Harding went 73 yards on 15 plays, consuming almost nine minutes, and sophomore quarterback Cole Keylon scored from 1 yard out on fourth down to give the Bisons a 7-6 victory and its second-ever berth in the national semifinals.

The victory came six years to the day after Harding kicked a game-winning field goal to defeat Ferris State, a different Great Lakes Intercollegiate Athletics Conference opponent, 16-14 to advance to the 2017 national semifinal.


Harding 55, Lenoir-Rhyne 14

After a pair of one-point victories in its first two NCAA Division II Playoff games, No. 3 Harding put its national semifinal game away early and set an NCAA single-season rushing record in the process.

Harding scored six rushing touchdowns, returned a kickoff for another score and even threw a touchdown pass in a dominant 55-14 victory over Lenoir-Rhyne at a sun-drenched First Security Stadium.

Harding scored touchdowns on four of its five possessions in the first half, including two from junior fullback Blake Delacruz, and led 28-0 on Braden Jay’s 1-yard touchdown run with 1:34 left in the half.

Lenoir-Rhyne answered with a 75-yard touchdown drive that took only 80 seconds off the clock and cut Harding’s lead to 28-7 with 14 seconds remaining.

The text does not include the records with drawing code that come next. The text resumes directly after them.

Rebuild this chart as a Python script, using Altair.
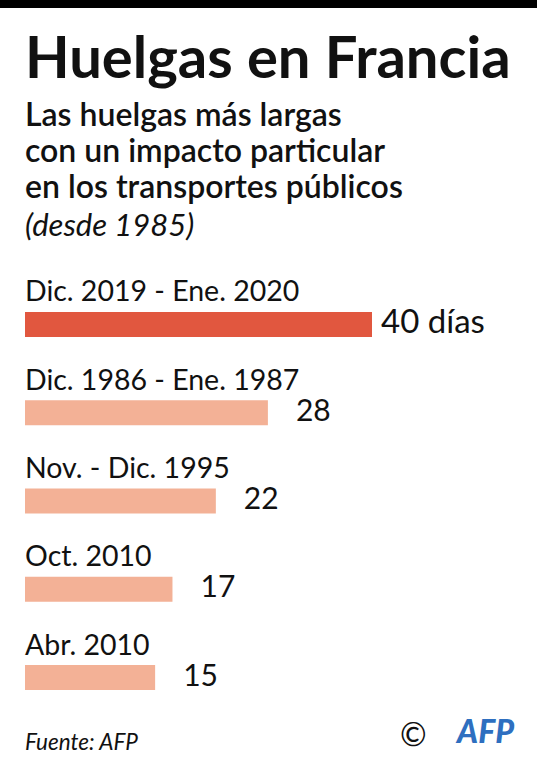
import altair as alt
import pandas as pd

# Longest strikes affecting public transport in France (days)
periodos = ["Dic. 2019 - Ene. 2020", "Dic. 1986 - Ene. 1987", "Nov. - Dic. 1995", "Oct. 2010", "Abr. 2010"]
dias = [40, 28, 22, 17, 15]
etiquetas = ["40 días", "28", "22", "17", "15"]
destacado = [True, False, False, False, False]

titulo = "Huelgas en Francia"
subtitulo = ["Las huelgas más largas", "con un impacto particular", "en los transportes públicos"]
nota = "(desde 1985)"
fuente = "Fuente: AFP"

FONT = "Lato"
ROJO = "#e1573f"
SALMON = "#f3b196"
AZUL = "#2e6fc0"

df = pd.DataFrame({"periodo": periodos, "dias": dias, "etiqueta": etiquetas, "destacado": destacado})

x = alt.X("dias:Q", scale=alt.Scale(domain=[0, 40], range=[25, 372]), axis=None)
y = alt.Y("periodo:N", sort=periodos,
          scale=alt.Scale(range=[312, 690], paddingInner=0.717, paddingOuter=0), axis=None)

base = alt.Chart(df)

bars = base.mark_bar().encode(
    x=x, y=y,
    color=alt.condition("datum.destacado", alt.value(ROJO), alt.value(SALMON)),
)

cat_labels = base.mark_text(align="left", baseline="alphabetic", dy=-23, font=FONT,
                            fontSize=28.5, color="#111").encode(
    x=alt.value(25), y=y, text="periodo:N")

val_main = base.transform_filter("datum.destacado").mark_text(
    align="left", baseline="alphabetic", dx=9, dy=9, font=FONT, fontSize=33, color="#111"
).encode(x=x, y=y, text="etiqueta:N")

val_rest = base.transform_filter("!datum.destacado").mark_text(
    align="left", baseline="alphabetic", dx=28, dy=8, font=FONT, fontSize=30, color="#111"
).encode(x=x, y=y, text="etiqueta:N")


def texto(t, px, py, size, weight="normal", style="normal", color="#111", align="left"):
    return alt.Chart(pd.DataFrame({"t": [t]})).mark_text(
        align=align, baseline="alphabetic", font=FONT, fontSize=size,
        fontWeight=weight, fontStyle=style, color=color
    ).encode(x=alt.value(px), y=alt.value(py), text="t:N")


top_bar = alt.Chart(pd.DataFrame({"a": [0]})).mark_rect(color="#000").encode(
    x=alt.value(0), x2=alt.value(537), y=alt.value(0), y2=alt.value(8))

layers = [
    top_bar,
    texto(titulo, 25, 78, 58, weight="bold"),
    texto(subtitulo[0], 25, 126, 32, weight=600),
    texto(subtitulo[1], 25, 162, 32, weight=600),
    texto(subtitulo[2], 25, 198, 32, weight=600),
    texto(nota, 25, 236, 31, style="italic"),
    bars, cat_labels, val_main, val_rest,
    texto(fuente, 25, 750, 22.5, style="italic"),
    texto("©", 400, 746, 32),
    texto("AFP", 514, 743, 32, weight=900, style="italic", color=AZUL, align="right"),
]

chart = alt.layer(*layers).properties(
    width=537, height=768, padding=0,
    autosize=alt.AutoSizeParams(type="none"),
    background="white",
).configure_view(stroke=None)

chart.save("out.html", embed_options={"renderer": "svg", "actions": False})
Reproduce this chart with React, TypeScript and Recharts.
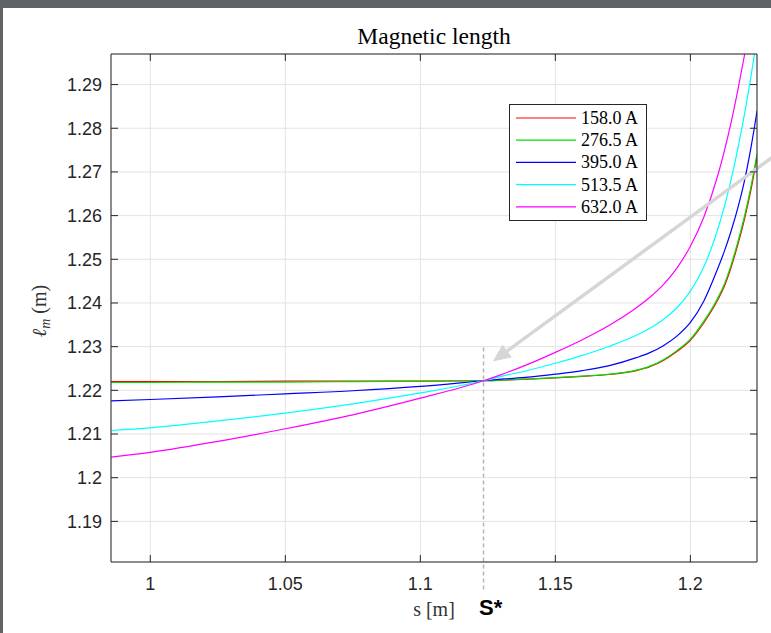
import React from "react";
import {
  LineChart,
  Line,
  XAxis,
  YAxis,
  CartesianGrid,
  ReferenceLine,
} from "recharts";

// arc length s [m] where the curves were read
const sValues = [
  0.9855, 1.0, 1.025, 1.05, 1.075, 1.1, 1.1234, 1.13, 1.14, 1.15, 1.16, 1.17,
  1.18, 1.185, 1.19, 1.195, 1.2, 1.205, 1.21, 1.2125, 1.215, 1.2175, 1.22,
  1.2225, 1.2247,
];

// magnetic length l_m [m] per current
const lm158 = [
  1.222, 1.222, 1.222, 1.2221, 1.2221, 1.2221, 1.2222, 1.22232, 1.22255,
  1.22285, 1.2232, 1.22363, 1.22452, 1.2254, 1.22685, 1.22888, 1.23145,
  1.23548, 1.24055, 1.2437, 1.248, 1.2532, 1.2591, 1.2661, 1.2735,
];
const lm276 = [
  1.2218, 1.2218, 1.2219, 1.2219, 1.222, 1.2221, 1.2222, 1.22233, 1.2226,
  1.2229, 1.22325, 1.2237, 1.22462, 1.22554, 1.22702, 1.22909, 1.23172,
  1.23584, 1.24099, 1.2442, 1.24855, 1.25382, 1.25977, 1.26687, 1.2742,
];
const lm395 = [
  1.2176, 1.2179, 1.2185, 1.2192, 1.2199, 1.2209, 1.2222, 1.22256, 1.22302,
  1.2237, 1.22451, 1.22565, 1.22748, 1.22863, 1.23023, 1.23241, 1.23554,
  1.24047, 1.24768, 1.2517, 1.2563, 1.2616, 1.2679, 1.2758, 1.284,
];
const lm513 = [
  1.2108, 1.2114, 1.213, 1.2148, 1.2169, 1.2194, 1.2222, 1.2232, 1.2246,
  1.2262, 1.228, 1.2301, 1.2326, 1.2342, 1.2362, 1.2389, 1.2427, 1.2483,
  1.2566, 1.2619, 1.268, 1.2751, 1.2831, 1.2921, 1.3009,
];
const lm632 = [
  1.2047, 1.2058, 1.2083, 1.2112, 1.2144, 1.2182, 1.2222, 1.2236, 1.226,
  1.2287, 1.2316, 1.2349, 1.2389, 1.2413, 1.2442, 1.248, 1.253, 1.2597,
  1.2689, 1.2746, 1.2811, 1.2885, 1.2966, 1.3055, 1.314,
];

const seriesNames = ["158.0 A", "276.5 A", "395.0 A", "513.5 A", "632.0 A"];
const seriesColors = ["#ff0000", "#00e000", "#0000ff", "#00ffff", "#ff00ff"];
const seriesValues = [lm158, lm276, lm395, lm513, lm632];

const xTicks = [1, 1.05, 1.1, 1.15, 1.2];
const yTicks = [1.19, 1.2, 1.21, 1.22, 1.23, 1.24, 1.25, 1.26, 1.27, 1.28, 1.29];

const sStar = 1.1234;

const data = sValues.map((s, i) => {
  const row: Record<string, number> = { s };
  seriesValues.forEach((vals, k) => {
    row["c" + k] = vals[i];
  });
  return row;
});

const AXIS = "#262626";
const GRID = "#e3e3e3";
const ARROW = "#d6d6d6";
const SANS = "'Liberation Sans', Arial, sans-serif";
const SERIF = "'Liberation Serif', 'Times New Roman', serif";
const TICK_LEN = 7;
const X_MARGIN = 15;
const Y_MARGIN = 9;
const X_DOMAIN = [0.98545, 1.22467];
const Y_DOMAIN = [1.1807, 1.297];

const fmt = (v: number) => String(parseFloat(v.toFixed(2)));

const BottomTick = (props: any) => {
  const { x, y, payload } = props;
  const axisY = y - X_MARGIN;
  return (
    <g>
      <line x1={x} x2={x} y1={axisY} y2={axisY - TICK_LEN} stroke={AXIS} />
      <text x={x} y={y} dy="0.71em" textAnchor="middle" fill={AXIS} fontSize={18} fontFamily={SANS}>
        {fmt(payload.value)}
      </text>
    </g>
  );
};

const LeftTick = (props: any) => {
  const { x, y, payload } = props;
  const axisX = x + Y_MARGIN;
  return (
    <g>
      <line x1={axisX} x2={axisX + TICK_LEN} y1={y} y2={y} stroke={AXIS} />
      <text x={x} y={y} dy="0.36em" textAnchor="end" fill={AXIS} fontSize={18} fontFamily={SANS}>
        {fmt(payload.value)}
      </text>
    </g>
  );
};

const TopTick = (props: any) => {
  const { x, y } = props;
  return <line x1={x} x2={x} y1={y} y2={y + TICK_LEN} stroke={AXIS} />;
};

const RightTick = (props: any) => {
  const { x, y } = props;
  return <line x1={x} x2={x - TICK_LEN} y1={y} y2={y} stroke={AXIS} />;
};

const ArrowShape = (props: any) => {
  const { x1, y1, x2, y2 } = props;
  const dx = x2 - x1;
  const dy = y2 - y1;
  const len = Math.hypot(dx, dy);
  const ux = dx / len;
  const uy = dy / len;
  const headLen = 18;
  const headHalf = 8;
  const bx = x2 - ux * headLen;
  const by = y2 - uy * headLen;
  const px = -uy;
  const py = ux;
  return (
    <g>
      <line x1={x1} y1={y1} x2={bx} y2={by} stroke={ARROW} strokeWidth={3.5} />
      <polygon
        points={`${x2},${y2} ${bx + px * headHalf},${by + py * headHalf} ${bx - px * headHalf},${by - py * headHalf}`}
        fill={ARROW}
      />
    </g>
  );
};

export default function App() {
  return (
    <div style={{ position: "absolute", left: 0, top: 0, width: 771, height: 633 }}>
      <div
        style={{
          position: "absolute",
          inset: 0,
          background: "#fff",
          borderTop: "8px solid #5f6366",
          borderLeft: "3px solid #5f6366",
          boxSizing: "border-box",
        }}
      />
      <div style={{ position: "absolute", left: 0, top: 0 }}>
        <LineChart
          width={771}
          height={633}
          data={data}
          margin={{ top: 44, right: 4, bottom: 41, left: 51 }}
        >
          <CartesianGrid stroke={GRID} />
          <XAxis
            dataKey="s"
            type="number"
            domain={X_DOMAIN}
            allowDataOverflow
            ticks={xTicks}
            height={30}
            tickSize={0}
            tickMargin={X_MARGIN}
            tickLine={false}
            axisLine={{ stroke: AXIS }}
            tick={BottomTick}
            interval={0}
          />
          <XAxis
            xAxisId="top"
            orientation="top"
            dataKey="s"
            type="number"
            domain={X_DOMAIN}
            allowDataOverflow
            ticks={xTicks}
            height={10}
            tickSize={0}
            tickMargin={0}
            tickLine={false}
            axisLine={{ stroke: AXIS }}
            tick={TopTick}
            interval={0}
          />
          <YAxis
            type="number"
            domain={Y_DOMAIN}
            allowDataOverflow
            ticks={yTicks}
            width={60}
            tickSize={0}
            tickMargin={Y_MARGIN}
            tickLine={false}
            axisLine={{ stroke: AXIS }}
            tick={LeftTick}
            interval={0}
          />
          <YAxis
            yAxisId="right"
            orientation="right"
            type="number"
            domain={Y_DOMAIN}
            allowDataOverflow
            ticks={yTicks}
            width={10}
            tickSize={0}
            tickMargin={0}
            tickLine={false}
            axisLine={{ stroke: AXIS }}
            tick={RightTick}
            interval={0}
          />
          <ReferenceLine
            segment={[
              { x: sStar, y: 1.2298 },
              { x: sStar, y: 1.1744 },
            ]}
            stroke="#b5b5b5"
            strokeWidth={1.5}
            strokeDasharray="4 3"
            ifOverflow="visible"
          />
          {seriesValues.map((_v, k) => (
            <Line
              key={k}
              dataKey={"c" + k}
              name={seriesNames[k]}
              type="monotone"
              stroke={seriesColors[k]}
              strokeWidth={1.2}
              dot={false}
              isAnimationActive={false}
            />
          ))}
          <ReferenceLine
            segment={[
              { x: 1.234, y: 1.275 },
              { x: 1.1268, y: 1.2266 },
            ]}
            ifOverflow="visible"
            shape={ArrowShape}
          />
        </LineChart>
      </div>
      <svg
        width={771}
        height={633}
        style={{ position: "absolute", left: 0, top: 0, pointerEvents: "none" }}
      >
        <text x={434} y={43.5} textAnchor="middle" fontFamily={SERIF} fontSize={23.5} fill="#000">
          Magnetic length
        </text>
        <text x={434} y={615.5} textAnchor="middle" fontFamily={SERIF} fontSize={20} fill="#333">
          s [m]
        </text>
        <text x={479} y={615} fontFamily={SANS} fontSize={22} fontWeight="bold" fill="#000">
          S*
        </text>
        <text
          transform="translate(46,311) rotate(-90)"
          textAnchor="middle"
          fontFamily={SERIF}
          fontSize={20}
          fill="#333"
        >
          <tspan fontStyle="italic">ℓ</tspan>
          <tspan fontStyle="italic" fontSize={14} dy={4}>m</tspan>
          <tspan dy={-4}> (m)</tspan>
        </text>
        <g>
          <rect x={509.5} y={104.5} width={137} height={116} fill="#fff" stroke={AXIS} />
          {seriesNames.map((name, k) => {
            const cy = 118 + k * 22.2;
            return (
              <g key={name}>
                <line x1={516} x2={576} y1={cy} y2={cy} stroke={seriesColors[k]} strokeWidth={1.2} />
                <text x={581} y={cy + 6} fontFamily={SERIF} fontSize={18} fill="#000">
                  {name}
                </text>
              </g>
            );
          })}
        </g>
      </svg>
    </div>
  );
}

Jay returned the ensuing kickoff 89 yards for a touchdown, and the Bisons were on to the national championship.


Harding 38, Colorado School of Mines 7

This one was for the Brotherhood.

Harding’s offense rushed for 502 yards and five touchdowns, the defense sacked 2022 Harlon Hill Award winner John Matocha six times, and the Bisons won the first NCAA national championship in program history with a 38-7 victory over Colorado School of Mines at McKinney ISD Stadium.

There were more than 6,000 members of the Bison nation there to witness with Harding's side of the stadium completely filled, the student section in full voice, and black-and-gold pom poms waving for as far as the eye could see.

Harding scored on each of its first six possessions, five touchdowns and a field goal. Mines scored on its first possession and never again, and Harding had its first NCAA Division II national championship.